_Source material_
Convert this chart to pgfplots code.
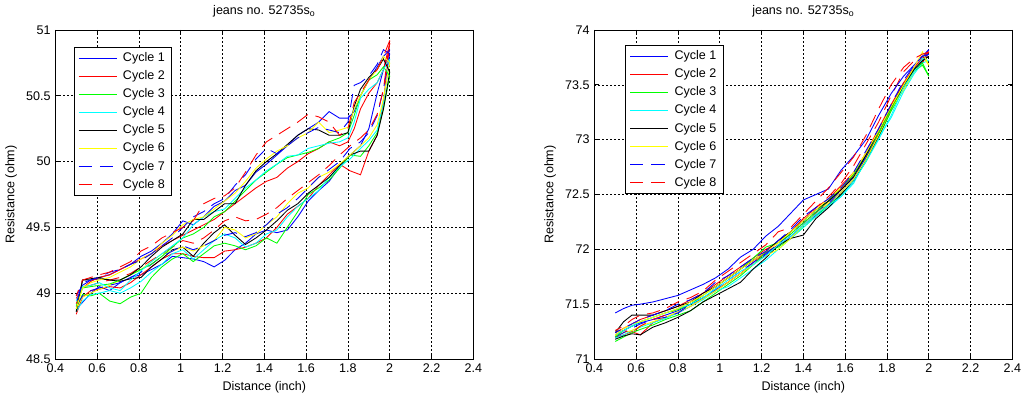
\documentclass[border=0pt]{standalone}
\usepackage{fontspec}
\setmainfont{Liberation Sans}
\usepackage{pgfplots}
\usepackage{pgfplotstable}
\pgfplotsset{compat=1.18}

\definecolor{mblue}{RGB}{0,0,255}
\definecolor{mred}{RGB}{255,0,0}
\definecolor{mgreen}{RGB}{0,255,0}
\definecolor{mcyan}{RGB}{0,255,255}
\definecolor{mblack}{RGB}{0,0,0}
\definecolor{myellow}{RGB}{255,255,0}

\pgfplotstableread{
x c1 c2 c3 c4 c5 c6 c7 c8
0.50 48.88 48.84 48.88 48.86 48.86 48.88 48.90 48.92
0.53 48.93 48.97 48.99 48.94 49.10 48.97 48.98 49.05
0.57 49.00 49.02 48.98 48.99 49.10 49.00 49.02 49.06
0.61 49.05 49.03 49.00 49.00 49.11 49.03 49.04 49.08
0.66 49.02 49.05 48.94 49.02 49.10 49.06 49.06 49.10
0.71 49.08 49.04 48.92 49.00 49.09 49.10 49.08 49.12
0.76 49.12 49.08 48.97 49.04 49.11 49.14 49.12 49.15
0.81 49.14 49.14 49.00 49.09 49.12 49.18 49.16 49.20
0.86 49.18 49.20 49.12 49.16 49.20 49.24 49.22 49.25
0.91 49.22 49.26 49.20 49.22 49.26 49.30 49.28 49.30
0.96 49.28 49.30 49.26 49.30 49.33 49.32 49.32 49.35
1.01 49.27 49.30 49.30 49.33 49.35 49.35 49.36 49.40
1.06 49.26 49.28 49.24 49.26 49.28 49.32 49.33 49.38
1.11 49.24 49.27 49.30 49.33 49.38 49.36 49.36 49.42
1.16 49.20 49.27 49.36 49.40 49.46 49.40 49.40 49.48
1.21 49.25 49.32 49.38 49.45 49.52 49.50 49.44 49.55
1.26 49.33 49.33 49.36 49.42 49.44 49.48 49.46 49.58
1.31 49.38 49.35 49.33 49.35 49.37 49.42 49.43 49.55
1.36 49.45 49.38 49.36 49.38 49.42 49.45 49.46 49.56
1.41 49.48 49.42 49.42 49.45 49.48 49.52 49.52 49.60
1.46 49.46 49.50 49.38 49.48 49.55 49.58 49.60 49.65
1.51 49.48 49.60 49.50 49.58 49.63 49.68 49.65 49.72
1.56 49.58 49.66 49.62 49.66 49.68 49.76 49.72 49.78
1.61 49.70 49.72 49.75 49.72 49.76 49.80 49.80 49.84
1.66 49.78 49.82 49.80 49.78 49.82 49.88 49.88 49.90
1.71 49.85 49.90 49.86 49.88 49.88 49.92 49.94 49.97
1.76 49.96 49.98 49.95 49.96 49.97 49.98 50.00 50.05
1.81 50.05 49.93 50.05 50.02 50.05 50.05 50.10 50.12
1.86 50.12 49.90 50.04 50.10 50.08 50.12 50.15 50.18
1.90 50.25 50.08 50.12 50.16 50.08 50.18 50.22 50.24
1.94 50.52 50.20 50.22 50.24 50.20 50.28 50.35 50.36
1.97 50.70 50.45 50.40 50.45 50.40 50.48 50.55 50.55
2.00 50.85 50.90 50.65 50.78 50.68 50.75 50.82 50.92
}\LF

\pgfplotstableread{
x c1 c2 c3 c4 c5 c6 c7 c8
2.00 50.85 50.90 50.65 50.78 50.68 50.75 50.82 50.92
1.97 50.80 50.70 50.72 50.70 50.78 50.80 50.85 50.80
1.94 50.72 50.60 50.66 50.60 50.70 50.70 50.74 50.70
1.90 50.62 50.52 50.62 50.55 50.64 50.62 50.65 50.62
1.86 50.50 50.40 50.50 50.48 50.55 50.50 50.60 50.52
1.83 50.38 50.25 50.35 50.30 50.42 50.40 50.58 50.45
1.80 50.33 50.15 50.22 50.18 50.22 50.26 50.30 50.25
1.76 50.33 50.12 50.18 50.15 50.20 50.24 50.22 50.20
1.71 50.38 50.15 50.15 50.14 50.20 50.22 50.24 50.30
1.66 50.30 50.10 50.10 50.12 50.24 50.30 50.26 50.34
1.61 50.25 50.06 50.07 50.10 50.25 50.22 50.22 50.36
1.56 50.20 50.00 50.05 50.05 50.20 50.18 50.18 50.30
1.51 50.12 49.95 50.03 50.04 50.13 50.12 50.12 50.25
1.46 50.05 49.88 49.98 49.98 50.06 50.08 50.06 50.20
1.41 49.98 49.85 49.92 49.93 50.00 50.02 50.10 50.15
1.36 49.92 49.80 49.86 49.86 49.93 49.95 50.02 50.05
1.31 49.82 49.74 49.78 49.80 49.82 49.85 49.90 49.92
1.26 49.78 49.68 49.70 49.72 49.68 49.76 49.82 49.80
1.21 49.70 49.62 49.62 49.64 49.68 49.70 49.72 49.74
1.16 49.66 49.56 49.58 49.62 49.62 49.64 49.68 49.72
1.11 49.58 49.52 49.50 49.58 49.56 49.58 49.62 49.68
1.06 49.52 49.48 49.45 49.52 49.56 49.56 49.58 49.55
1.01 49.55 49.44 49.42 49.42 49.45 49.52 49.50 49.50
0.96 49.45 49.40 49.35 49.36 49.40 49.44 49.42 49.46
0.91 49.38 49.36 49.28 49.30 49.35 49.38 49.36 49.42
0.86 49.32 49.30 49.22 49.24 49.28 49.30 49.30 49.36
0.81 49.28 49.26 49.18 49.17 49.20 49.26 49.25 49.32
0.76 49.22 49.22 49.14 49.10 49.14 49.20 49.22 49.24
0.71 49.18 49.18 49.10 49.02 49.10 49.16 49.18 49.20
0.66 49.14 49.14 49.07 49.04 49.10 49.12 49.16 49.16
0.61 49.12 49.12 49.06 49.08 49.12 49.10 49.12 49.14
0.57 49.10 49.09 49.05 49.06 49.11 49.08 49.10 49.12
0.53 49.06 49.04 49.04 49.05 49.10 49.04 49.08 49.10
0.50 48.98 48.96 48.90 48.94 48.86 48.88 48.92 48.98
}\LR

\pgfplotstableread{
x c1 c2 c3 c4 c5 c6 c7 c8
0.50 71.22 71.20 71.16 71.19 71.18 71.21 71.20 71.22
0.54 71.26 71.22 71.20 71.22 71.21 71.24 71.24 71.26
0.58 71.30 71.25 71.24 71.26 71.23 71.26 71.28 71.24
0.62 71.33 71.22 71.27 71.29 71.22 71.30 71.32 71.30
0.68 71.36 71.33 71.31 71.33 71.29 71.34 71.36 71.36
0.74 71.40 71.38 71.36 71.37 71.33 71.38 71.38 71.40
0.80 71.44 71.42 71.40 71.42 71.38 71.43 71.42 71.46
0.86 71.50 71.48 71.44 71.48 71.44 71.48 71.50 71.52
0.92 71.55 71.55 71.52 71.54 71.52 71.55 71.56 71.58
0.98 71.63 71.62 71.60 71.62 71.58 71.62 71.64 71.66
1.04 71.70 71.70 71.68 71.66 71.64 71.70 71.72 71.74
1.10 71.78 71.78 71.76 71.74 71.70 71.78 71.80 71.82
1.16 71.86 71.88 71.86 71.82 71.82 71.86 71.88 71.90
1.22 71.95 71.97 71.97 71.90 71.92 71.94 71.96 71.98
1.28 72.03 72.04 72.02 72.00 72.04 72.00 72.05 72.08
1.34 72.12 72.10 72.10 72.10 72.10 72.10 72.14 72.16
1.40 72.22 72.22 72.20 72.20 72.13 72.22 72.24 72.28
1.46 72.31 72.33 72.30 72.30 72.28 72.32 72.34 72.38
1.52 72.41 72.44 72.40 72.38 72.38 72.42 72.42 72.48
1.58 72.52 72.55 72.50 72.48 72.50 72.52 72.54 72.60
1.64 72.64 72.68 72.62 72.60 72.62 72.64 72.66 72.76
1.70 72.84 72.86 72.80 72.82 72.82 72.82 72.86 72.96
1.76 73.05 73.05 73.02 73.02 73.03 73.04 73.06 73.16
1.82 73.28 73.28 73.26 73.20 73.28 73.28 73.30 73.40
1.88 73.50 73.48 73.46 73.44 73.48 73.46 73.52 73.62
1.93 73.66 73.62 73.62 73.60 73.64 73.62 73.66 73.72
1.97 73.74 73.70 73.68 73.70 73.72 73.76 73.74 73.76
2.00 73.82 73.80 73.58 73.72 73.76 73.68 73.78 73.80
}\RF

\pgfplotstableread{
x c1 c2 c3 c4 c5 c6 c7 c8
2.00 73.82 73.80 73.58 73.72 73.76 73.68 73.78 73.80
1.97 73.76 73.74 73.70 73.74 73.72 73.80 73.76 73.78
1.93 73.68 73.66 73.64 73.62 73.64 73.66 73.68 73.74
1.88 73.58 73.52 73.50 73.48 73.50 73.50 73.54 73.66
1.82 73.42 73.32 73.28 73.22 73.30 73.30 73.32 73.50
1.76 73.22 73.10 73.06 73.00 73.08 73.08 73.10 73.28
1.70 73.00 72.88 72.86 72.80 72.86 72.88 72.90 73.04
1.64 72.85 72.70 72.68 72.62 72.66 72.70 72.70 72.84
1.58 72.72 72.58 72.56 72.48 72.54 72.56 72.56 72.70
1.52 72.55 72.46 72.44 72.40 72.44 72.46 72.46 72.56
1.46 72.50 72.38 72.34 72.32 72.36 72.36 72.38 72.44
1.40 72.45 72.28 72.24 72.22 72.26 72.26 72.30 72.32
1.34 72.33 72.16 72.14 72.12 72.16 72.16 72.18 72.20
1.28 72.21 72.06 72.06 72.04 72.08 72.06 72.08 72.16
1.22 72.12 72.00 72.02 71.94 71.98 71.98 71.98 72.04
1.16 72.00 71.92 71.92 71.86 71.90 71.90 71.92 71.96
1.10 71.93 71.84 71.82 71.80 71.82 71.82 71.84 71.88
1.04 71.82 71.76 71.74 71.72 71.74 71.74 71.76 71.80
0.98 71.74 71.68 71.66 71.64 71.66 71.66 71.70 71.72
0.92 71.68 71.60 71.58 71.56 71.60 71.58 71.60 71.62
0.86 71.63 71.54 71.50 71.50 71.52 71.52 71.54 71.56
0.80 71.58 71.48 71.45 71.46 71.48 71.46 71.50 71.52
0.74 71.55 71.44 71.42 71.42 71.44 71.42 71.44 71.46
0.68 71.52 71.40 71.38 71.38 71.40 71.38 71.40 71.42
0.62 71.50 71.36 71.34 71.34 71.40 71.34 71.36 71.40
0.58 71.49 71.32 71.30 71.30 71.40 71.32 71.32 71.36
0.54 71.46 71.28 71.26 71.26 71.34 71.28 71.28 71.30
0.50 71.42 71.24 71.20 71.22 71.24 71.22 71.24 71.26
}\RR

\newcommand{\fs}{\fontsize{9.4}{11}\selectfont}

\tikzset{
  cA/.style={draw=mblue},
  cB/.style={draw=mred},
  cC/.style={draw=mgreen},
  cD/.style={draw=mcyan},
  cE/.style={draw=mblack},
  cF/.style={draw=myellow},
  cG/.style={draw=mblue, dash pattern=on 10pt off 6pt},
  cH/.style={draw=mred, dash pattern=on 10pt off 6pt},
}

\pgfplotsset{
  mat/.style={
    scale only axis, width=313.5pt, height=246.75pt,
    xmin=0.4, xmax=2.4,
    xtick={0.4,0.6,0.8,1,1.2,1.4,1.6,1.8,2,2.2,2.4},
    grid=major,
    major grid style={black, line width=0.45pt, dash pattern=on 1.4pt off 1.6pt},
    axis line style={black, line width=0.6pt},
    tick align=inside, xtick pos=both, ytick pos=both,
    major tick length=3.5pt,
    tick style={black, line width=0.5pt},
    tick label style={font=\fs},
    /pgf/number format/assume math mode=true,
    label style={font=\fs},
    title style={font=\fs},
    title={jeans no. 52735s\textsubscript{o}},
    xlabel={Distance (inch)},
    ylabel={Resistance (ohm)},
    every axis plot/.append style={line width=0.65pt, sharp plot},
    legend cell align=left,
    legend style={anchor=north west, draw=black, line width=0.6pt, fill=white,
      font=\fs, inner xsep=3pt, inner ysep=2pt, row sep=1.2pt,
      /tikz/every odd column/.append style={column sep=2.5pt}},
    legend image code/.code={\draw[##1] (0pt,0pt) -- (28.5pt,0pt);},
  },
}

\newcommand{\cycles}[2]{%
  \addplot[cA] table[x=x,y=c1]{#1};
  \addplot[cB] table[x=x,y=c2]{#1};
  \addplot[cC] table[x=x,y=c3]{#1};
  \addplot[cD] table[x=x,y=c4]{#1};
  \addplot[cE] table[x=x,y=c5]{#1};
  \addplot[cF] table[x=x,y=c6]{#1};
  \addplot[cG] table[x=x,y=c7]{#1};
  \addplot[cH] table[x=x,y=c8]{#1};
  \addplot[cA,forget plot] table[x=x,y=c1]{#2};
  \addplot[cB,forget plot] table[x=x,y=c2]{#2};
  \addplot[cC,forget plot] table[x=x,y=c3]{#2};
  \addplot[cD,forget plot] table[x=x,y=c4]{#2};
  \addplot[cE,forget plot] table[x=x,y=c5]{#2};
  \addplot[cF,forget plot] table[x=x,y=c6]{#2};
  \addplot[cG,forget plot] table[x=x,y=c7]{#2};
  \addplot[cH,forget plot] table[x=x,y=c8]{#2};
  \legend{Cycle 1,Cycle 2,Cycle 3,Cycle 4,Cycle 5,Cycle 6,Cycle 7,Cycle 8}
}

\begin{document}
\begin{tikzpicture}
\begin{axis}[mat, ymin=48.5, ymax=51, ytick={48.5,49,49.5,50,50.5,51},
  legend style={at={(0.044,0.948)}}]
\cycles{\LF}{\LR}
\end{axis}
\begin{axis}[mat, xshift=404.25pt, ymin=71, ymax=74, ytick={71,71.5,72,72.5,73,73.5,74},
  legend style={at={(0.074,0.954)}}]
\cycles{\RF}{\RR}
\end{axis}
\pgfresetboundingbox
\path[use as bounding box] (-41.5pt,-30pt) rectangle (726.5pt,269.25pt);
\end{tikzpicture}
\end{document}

_Exercise description_
Gather all lines with the string "code" from the data.

_Answer to the task_
Convert this chart to pgfplots code.
    legend image code/.code={\draw[##1] (0pt,0pt) -- (28.5pt,0pt);},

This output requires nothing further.